What you should do - Leaving out the pictures, retype all the material exactly.

--- Begin Given information ---

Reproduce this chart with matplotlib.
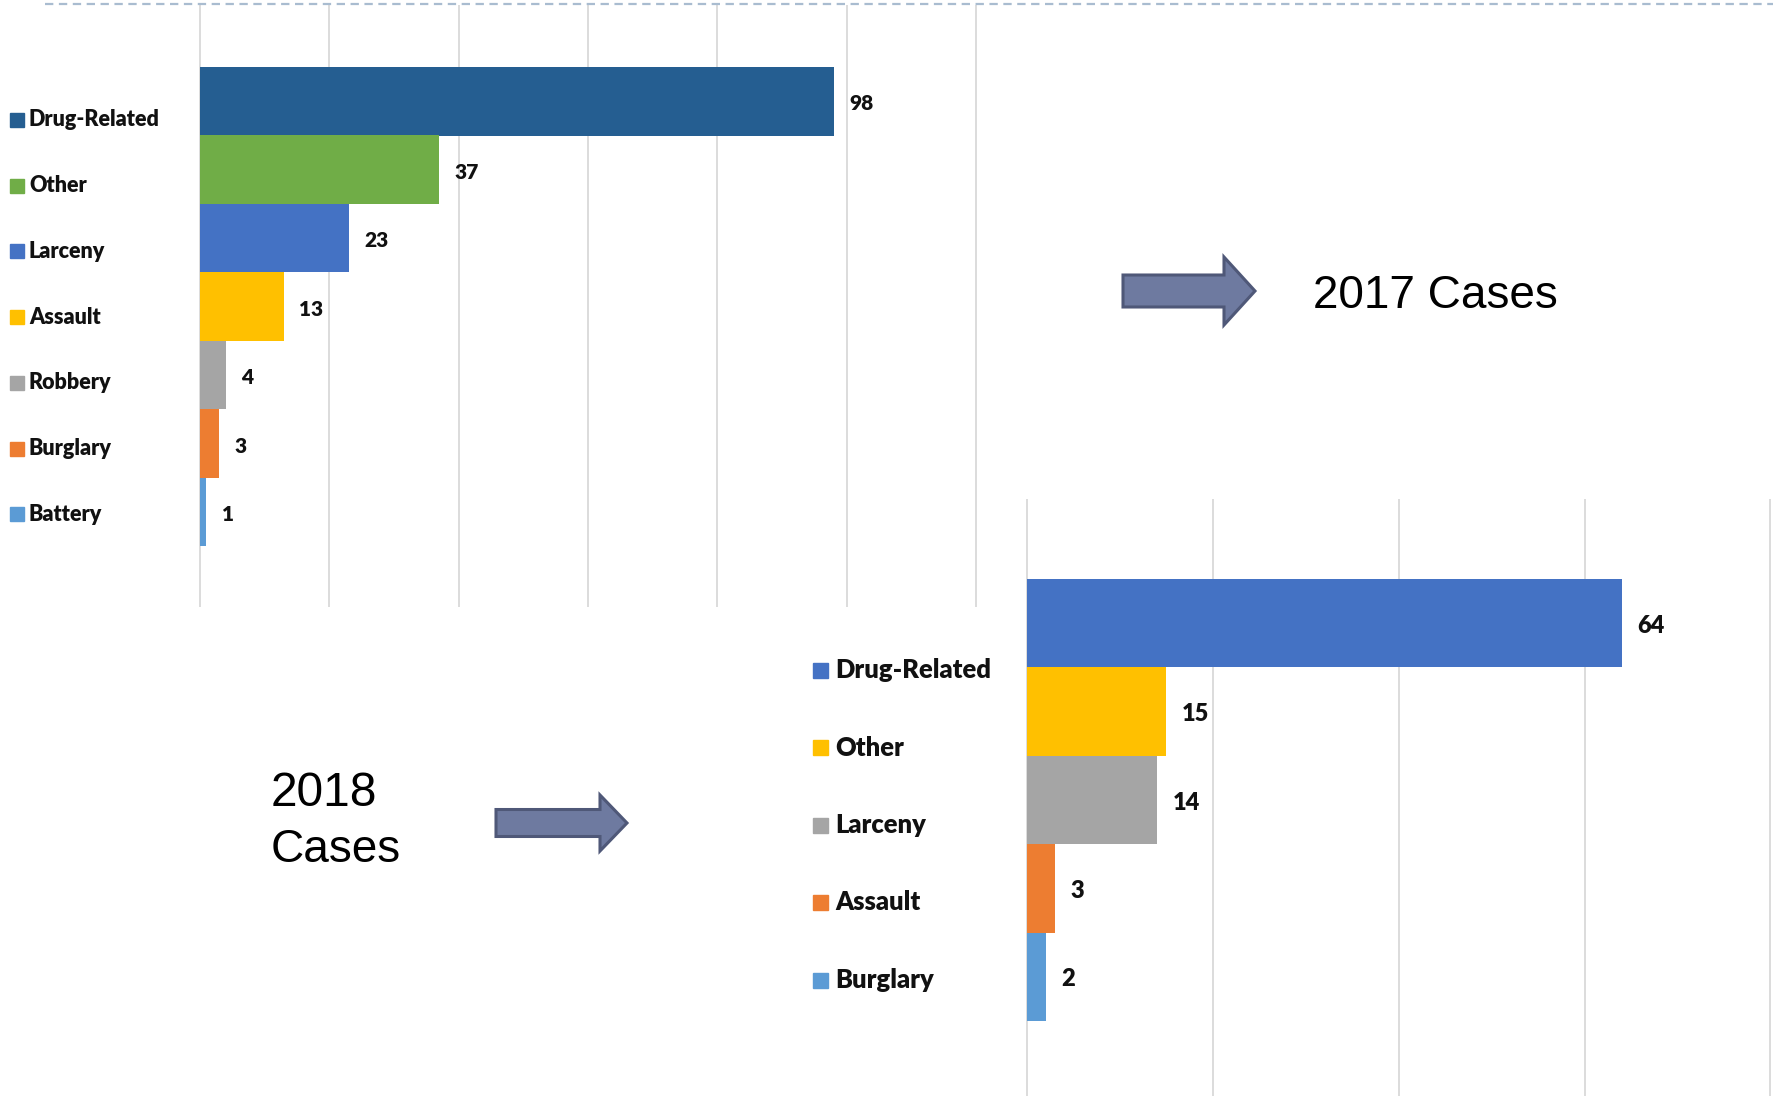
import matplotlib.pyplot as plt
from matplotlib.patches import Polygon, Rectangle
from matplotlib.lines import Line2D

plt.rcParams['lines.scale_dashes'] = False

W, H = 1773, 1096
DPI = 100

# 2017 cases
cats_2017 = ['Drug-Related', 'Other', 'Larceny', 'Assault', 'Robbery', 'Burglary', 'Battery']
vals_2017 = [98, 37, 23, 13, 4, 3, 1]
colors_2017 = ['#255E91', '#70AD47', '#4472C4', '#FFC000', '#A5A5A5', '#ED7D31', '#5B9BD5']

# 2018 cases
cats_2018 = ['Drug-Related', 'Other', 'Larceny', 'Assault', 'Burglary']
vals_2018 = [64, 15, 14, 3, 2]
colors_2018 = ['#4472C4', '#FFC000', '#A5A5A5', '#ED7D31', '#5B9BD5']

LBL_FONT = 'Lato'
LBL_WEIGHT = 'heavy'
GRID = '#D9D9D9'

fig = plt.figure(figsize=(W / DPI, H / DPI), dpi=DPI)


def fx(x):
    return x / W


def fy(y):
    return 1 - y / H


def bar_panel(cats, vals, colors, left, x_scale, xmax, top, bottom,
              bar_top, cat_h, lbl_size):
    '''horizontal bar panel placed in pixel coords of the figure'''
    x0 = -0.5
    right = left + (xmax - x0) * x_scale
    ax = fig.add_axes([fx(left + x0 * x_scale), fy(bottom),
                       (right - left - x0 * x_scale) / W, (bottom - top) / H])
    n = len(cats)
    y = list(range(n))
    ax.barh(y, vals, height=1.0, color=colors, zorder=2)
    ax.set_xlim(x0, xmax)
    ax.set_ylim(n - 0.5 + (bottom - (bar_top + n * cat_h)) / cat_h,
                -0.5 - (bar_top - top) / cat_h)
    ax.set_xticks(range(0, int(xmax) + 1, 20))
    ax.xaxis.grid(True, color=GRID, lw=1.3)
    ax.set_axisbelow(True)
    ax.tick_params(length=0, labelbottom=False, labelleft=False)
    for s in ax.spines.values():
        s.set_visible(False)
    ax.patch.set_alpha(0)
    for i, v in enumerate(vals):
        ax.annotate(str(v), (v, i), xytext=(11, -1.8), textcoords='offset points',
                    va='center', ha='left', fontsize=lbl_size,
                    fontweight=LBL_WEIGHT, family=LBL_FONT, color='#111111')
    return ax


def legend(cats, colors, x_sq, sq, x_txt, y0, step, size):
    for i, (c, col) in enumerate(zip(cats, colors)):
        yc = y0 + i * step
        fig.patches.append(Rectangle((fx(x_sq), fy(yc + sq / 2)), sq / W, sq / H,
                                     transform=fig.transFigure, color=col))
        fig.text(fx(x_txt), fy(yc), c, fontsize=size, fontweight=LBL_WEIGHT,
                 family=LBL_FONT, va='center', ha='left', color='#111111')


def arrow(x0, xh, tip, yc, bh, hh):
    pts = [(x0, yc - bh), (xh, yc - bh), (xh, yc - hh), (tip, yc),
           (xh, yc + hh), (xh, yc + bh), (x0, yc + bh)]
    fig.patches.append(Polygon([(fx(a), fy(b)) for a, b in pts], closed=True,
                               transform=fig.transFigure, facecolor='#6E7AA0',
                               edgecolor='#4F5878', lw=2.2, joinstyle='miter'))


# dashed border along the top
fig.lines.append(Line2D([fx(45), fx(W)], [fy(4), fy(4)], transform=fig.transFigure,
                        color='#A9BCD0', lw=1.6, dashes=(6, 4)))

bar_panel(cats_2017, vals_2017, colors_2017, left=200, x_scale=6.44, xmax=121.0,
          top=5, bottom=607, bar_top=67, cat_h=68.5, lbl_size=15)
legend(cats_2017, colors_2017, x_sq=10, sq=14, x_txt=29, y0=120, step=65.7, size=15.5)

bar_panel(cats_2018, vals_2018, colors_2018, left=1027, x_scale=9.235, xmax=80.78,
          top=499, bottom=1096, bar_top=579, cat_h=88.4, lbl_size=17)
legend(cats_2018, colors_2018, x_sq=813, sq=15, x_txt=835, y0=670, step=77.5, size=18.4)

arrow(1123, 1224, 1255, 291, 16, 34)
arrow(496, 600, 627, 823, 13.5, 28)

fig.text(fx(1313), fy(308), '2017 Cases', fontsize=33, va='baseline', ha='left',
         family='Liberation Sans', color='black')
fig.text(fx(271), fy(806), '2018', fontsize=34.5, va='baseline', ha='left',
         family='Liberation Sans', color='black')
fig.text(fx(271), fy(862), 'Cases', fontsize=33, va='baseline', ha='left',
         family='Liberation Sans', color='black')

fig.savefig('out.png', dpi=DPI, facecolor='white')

--- End Given information ---

Answer to the exercise -
Reproduce this chart with matplotlib.
import matplotlib.pyplot as plt
from matplotlib.patches import Polygon, Rectangle
from matplotlib.lines import Line2D

plt.rcParams['lines.scale_dashes'] = False

W, H = 1773, 1096
DPI = 100

# 2017 cases
cats_2017 = ['Drug-Related', 'Other', 'Larceny', 'Assault', 'Robbery', 'Burglary', 'Battery']
vals_2017 = [98, 37, 23, 13, 4, 3, 1]
colors_2017 = ['#255E91', '#70AD47', '#4472C4', '#FFC000', '#A5A5A5', '#ED7D31', '#5B9BD5']

# 2018 cases
cats_2018 = ['Drug-Related', 'Other', 'Larceny', 'Assault', 'Burglary']
vals_2018 = [64, 15, 14, 3, 2]
colors_2018 = ['#4472C4', '#FFC000', '#A5A5A5', '#ED7D31', '#5B9BD5']

LBL_FONT = 'Lato'
LBL_WEIGHT = 'heavy'
GRID = '#D9D9D9'

fig = plt.figure(figsize=(W / DPI, H / DPI), dpi=DPI)


def fx(x):
    return x / W


def fy(y):
    return 1 - y / H


def bar_panel(cats, vals, colors, left, x_scale, xmax, top, bottom,
              bar_top, cat_h, lbl_size):
    '''horizontal bar panel placed in pixel coords of the figure'''
    x0 = -0.5
    right = left + (xmax - x0) * x_scale
    ax = fig.add_axes([fx(left + x0 * x_scale), fy(bottom),
                       (right - left - x0 * x_scale) / W, (bottom - top) / H])
    n = len(cats)
    y = list(range(n))
    ax.barh(y, vals, height=1.0, color=colors, zorder=2)
    ax.set_xlim(x0, xmax)
    ax.set_ylim(n - 0.5 + (bottom - (bar_top + n * cat_h)) / cat_h,
                -0.5 - (bar_top - top) / cat_h)
    ax.set_xticks(range(0, int(xmax) + 1, 20))
    ax.xaxis.grid(True, color=GRID, lw=1.3)
    ax.set_axisbelow(True)
    ax.tick_params(length=0, labelbottom=False, labelleft=False)
    for s in ax.spines.values():
        s.set_visible(False)
    ax.patch.set_alpha(0)
    for i, v in enumerate(vals):
        ax.annotate(str(v), (v, i), xytext=(11, -1.8), textcoords='offset points',
                    va='center', ha='left', fontsize=lbl_size,
                    fontweight=LBL_WEIGHT, family=LBL_FONT, color='#111111')
    return ax


def legend(cats, colors, x_sq, sq, x_txt, y0, step, size):
    for i, (c, col) in enumerate(zip(cats, colors)):
        yc = y0 + i * step
        fig.patches.append(Rectangle((fx(x_sq), fy(yc + sq / 2)), sq / W, sq / H,
                                     transform=fig.transFigure, color=col))
        fig.text(fx(x_txt), fy(yc), c, fontsize=size, fontweight=LBL_WEIGHT,
                 family=LBL_FONT, va='center', ha='left', color='#111111')


def arrow(x0, xh, tip, yc, bh, hh):
    pts = [(x0, yc - bh), (xh, yc - bh), (xh, yc - hh), (tip, yc),
           (xh, yc + hh), (xh, yc + bh), (x0, yc + bh)]
    fig.patches.append(Polygon([(fx(a), fy(b)) for a, b in pts], closed=True,
                               transform=fig.transFigure, facecolor='#6E7AA0',
                               edgecolor='#4F5878', lw=2.2, joinstyle='miter'))


# dashed border along the top
fig.lines.append(Line2D([fx(45), fx(W)], [fy(4), fy(4)], transform=fig.transFigure,
                        color='#A9BCD0', lw=1.6, dashes=(6, 4)))

bar_panel(cats_2017, vals_2017, colors_2017, left=200, x_scale=6.44, xmax=121.0,
          top=5, bottom=607, bar_top=67, cat_h=68.5, lbl_size=15)
legend(cats_2017, colors_2017, x_sq=10, sq=14, x_txt=29, y0=120, step=65.7, size=15.5)

bar_panel(cats_2018, vals_2018, colors_2018, left=1027, x_scale=9.235, xmax=80.78,
          top=499, bottom=1096, bar_top=579, cat_h=88.4, lbl_size=17)
legend(cats_2018, colors_2018, x_sq=813, sq=15, x_txt=835, y0=670, step=77.5, size=18.4)

arrow(1123, 1224, 1255, 291, 16, 34)
arrow(496, 600, 627, 823, 13.5, 28)

fig.text(fx(1313), fy(308), '2017 Cases', fontsize=33, va='baseline', ha='left',
         family='Liberation Sans', color='black')
fig.text(fx(271), fy(806), '2018', fontsize=34.5, va='baseline', ha='left',
         family='Liberation Sans', color='black')
fig.text(fx(271), fy(862), 'Cases', fontsize=33, va='baseline', ha='left',
         family='Liberation Sans', color='black')

fig.savefig('out.png', dpi=DPI, facecolor='white')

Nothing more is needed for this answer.